The plaintiffs contend that the judgment was contrary to the law and contrary to the evidence. We have tried to pass on the questions of law, and as to the evidence, we have held many times that where the evidence is conflicting, the trial judge who heard and saw the witnesses, had advantages not possessed by a court of review in determining the credibility of the testimony and that his findings will not be disturbed unless clearly and palpably erroneous. City of Quincy v. Kemper, 304 Ill. 303; Goldfarb v. Maryland Casualty Co., 311 Ill. App. 568; Krutz v. Bour, 167 Ill. 536; Lurie v. Newhall, 333 Ill.
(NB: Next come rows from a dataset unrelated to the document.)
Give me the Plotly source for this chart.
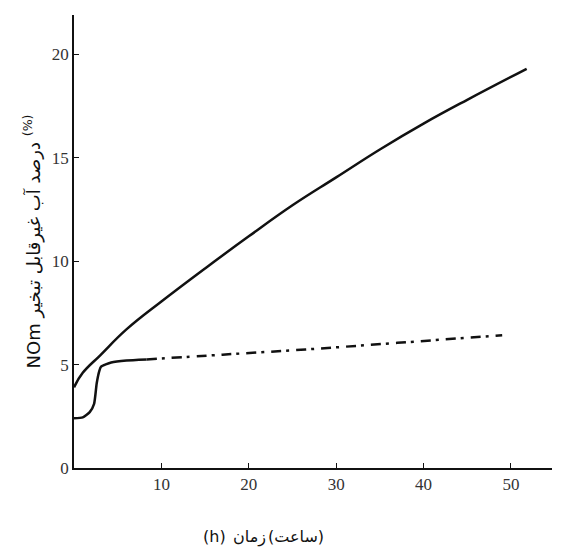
import plotly.graph_objects as go

# Upper curve (solid)
t_upper = [0, 1, 3, 6, 10, 15, 20, 25, 30, 35, 40, 45, 51.8]
y_upper = [3.9, 4.6, 5.45, 6.7, 8.05, 9.65, 11.2, 12.7, 14.05, 15.4, 16.65, 17.8, 19.3]

# Lower curve: solid start, then dash-dot tail
t_lower_solid = [0, 1, 1.8, 2.3, 2.6, 2.9, 3.1, 4.25, 6, 8.3]
y_lower_solid = [2.4, 2.45, 2.7, 3.1, 4.1, 4.7, 4.9, 5.1, 5.2, 5.25]
t_lower_dash = [8.3, 17, 26.5, 37, 49]
y_lower_dash = [5.25, 5.48, 5.73, 6.05, 6.42]

x_ticks = [10, 20, 30, 40, 50]
y_ticks = [0, 5, 10, 15, 20]

line_col = "#111111"

fig = go.Figure()

fig.add_trace(go.Scatter(
    x=t_upper, y=y_upper, mode="lines",
    line=dict(color=line_col, width=2.5, shape="spline", smoothing=1.2),
    showlegend=False, hoverinfo="skip",
))
fig.add_trace(go.Scatter(
    x=t_lower_solid, y=y_lower_solid, mode="lines",
    line=dict(color=line_col, width=2.5, shape="spline", smoothing=0.5),
    showlegend=False, hoverinfo="skip",
))
fig.add_trace(go.Scatter(
    x=t_lower_dash, y=y_lower_dash, mode="lines",
    line=dict(color=line_col, width=2.5, dash="10px,5px,3px,7px", shape="spline", smoothing=1.0),
    showlegend=False, hoverinfo="skip",
))

tick_font = dict(family='Liberation Serif, "Times New Roman", serif', size=17, color="#333333")
title_font = dict(family="DejaVu Sans", size=16, color="#111111")

# page has an 8px body margin, so the figure is sized/margined to land on the same pixels
fig.update_layout(
    width=574,
    height=551,
    margin=dict(l=66, r=30, t=7, b=91),
    plot_bgcolor="white",
    paper_bgcolor="white",
    xaxis=dict(
        range=[0, 54.7],
        tickvals=x_ticks,
        ticks="inside", ticklen=5, tickcolor=line_col, tickwidth=1.2,
        showline=True, linecolor=line_col, linewidth=1.5,
        showgrid=False, zeroline=False,
        tickfont=tick_font,
    ),
    yaxis=dict(
        range=[0, 21.9],
        tickvals=y_ticks,
        ticks="inside", ticklen=5, tickcolor=line_col, tickwidth=1.2,
        showline=True, linecolor=line_col, linewidth=1.5,
        showgrid=False, zeroline=False,
        tickfont=tick_font,
    ),
)

# x axis title, in three pieces so the mixed-direction order stays as printed
fig.add_annotation(
    x=0.322, y=-0.152, xref="paper", yref="paper",
    xanchor="right", yanchor="middle",
    text="(h)", showarrow=False, font=title_font,
)
fig.add_annotation(
    x=0.329, y=-0.152, xref="paper", yref="paper",
    xanchor="left", yanchor="middle",
    text="زمان", showarrow=False, font=title_font,
)
fig.add_annotation(
    x=0.402, y=-0.152, xref="paper", yref="paper",
    xanchor="left", yanchor="middle",
    text="(ساعت)", showarrow=False, font=title_font,
)

# y axis title
fig.add_annotation(
    x=-0.086, y=0.50, xref="paper", yref="paper",
    xanchor="center", yanchor="middle",
    text="NOm درصد آب غیرقابل تبخیر <sup>(%)</sup>",
    textangle=-90,
    showarrow=False,
    font=dict(family="DejaVu Sans", size=18, color="#111111"),
)

fig.write_html("out.html")
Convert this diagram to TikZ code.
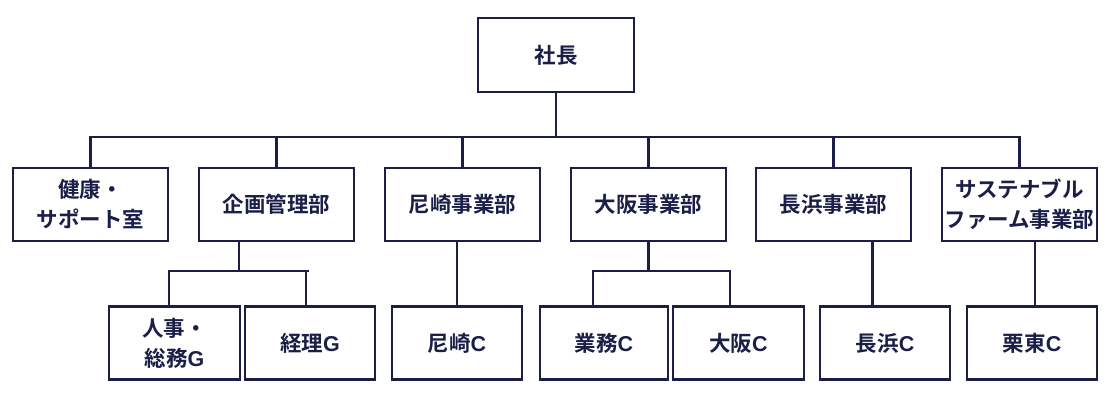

App. 173. We are not prepared to say that this judgment by the trial court was erroneous.
It is conceded by the plaintiffs that the petitioner did not get the notice of the pending suit sent to Tucson, Arizona, when it is apparent from the evidence that the plaintiff in that suit knew that the defendant's address was Marana Army Air Field, Tucson.
The decree of the trial court was correct and should be affirmed.